PROBLEM DESCRIPTION:
Only the lines from the start of the data through the line containing "ajuste_y = [pendiente" should be written out, exactly as they are, with both ends included and the pictures left out.

--

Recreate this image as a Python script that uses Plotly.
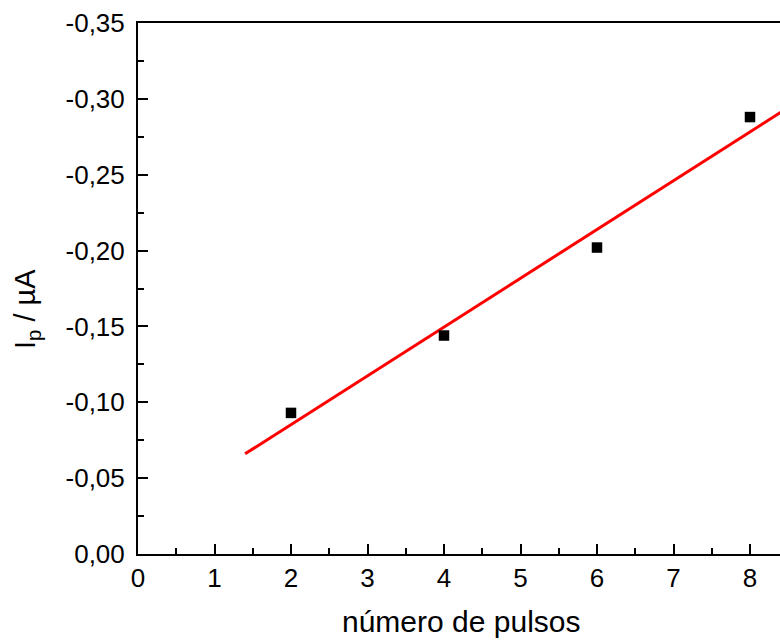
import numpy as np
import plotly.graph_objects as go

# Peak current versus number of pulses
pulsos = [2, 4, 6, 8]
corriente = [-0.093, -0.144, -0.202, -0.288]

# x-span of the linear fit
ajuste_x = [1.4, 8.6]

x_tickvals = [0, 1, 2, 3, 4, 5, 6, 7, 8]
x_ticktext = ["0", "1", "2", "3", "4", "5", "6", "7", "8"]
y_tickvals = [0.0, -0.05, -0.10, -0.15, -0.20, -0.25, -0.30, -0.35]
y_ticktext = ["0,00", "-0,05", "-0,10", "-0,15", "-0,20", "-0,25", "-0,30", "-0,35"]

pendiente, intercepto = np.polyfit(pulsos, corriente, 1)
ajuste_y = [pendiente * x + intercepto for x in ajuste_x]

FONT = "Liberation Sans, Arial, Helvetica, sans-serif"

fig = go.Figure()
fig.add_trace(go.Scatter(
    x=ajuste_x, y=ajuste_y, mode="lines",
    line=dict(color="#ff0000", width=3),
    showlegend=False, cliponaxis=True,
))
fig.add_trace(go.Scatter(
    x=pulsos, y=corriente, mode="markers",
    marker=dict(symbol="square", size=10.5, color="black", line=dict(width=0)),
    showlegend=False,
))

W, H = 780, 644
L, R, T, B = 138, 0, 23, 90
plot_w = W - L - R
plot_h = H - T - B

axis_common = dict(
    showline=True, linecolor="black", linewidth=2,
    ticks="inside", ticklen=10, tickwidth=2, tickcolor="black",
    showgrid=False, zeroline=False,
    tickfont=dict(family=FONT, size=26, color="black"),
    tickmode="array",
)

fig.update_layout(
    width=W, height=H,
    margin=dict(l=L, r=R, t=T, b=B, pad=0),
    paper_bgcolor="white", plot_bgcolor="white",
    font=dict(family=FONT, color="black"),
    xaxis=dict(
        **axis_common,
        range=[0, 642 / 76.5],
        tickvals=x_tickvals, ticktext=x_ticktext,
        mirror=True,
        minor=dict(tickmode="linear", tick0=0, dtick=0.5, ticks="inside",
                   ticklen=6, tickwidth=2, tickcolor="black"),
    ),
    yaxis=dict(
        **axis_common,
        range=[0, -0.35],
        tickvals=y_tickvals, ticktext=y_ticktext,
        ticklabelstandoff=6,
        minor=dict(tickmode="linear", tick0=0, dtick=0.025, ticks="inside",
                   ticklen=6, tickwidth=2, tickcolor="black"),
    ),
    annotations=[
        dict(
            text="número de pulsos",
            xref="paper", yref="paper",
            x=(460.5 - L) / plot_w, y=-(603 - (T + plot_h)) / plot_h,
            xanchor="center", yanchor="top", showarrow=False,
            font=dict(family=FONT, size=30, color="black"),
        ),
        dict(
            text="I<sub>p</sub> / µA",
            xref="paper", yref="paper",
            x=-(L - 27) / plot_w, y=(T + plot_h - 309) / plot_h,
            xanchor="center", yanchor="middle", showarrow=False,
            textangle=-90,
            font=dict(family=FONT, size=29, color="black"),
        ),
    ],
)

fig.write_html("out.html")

--

RESULT OF THIS TASK:
Recreate this image as a Python script that uses Plotly.
import numpy as np
import plotly.graph_objects as go

# Peak current versus number of pulses
pulsos = [2, 4, 6, 8]
corriente = [-0.093, -0.144, -0.202, -0.288]

# x-span of the linear fit
ajuste_x = [1.4, 8.6]

x_tickvals = [0, 1, 2, 3, 4, 5, 6, 7, 8]
x_ticktext = ["0", "1", "2", "3", "4", "5", "6", "7", "8"]
y_tickvals = [0.0, -0.05, -0.10, -0.15, -0.20, -0.25, -0.30, -0.35]
y_ticktext = ["0,00", "-0,05", "-0,10", "-0,15", "-0,20", "-0,25", "-0,30", "-0,35"]

pendiente, intercepto = np.polyfit(pulsos, corriente, 1)
ajuste_y = [pendiente * x + intercepto for x in ajuste_x]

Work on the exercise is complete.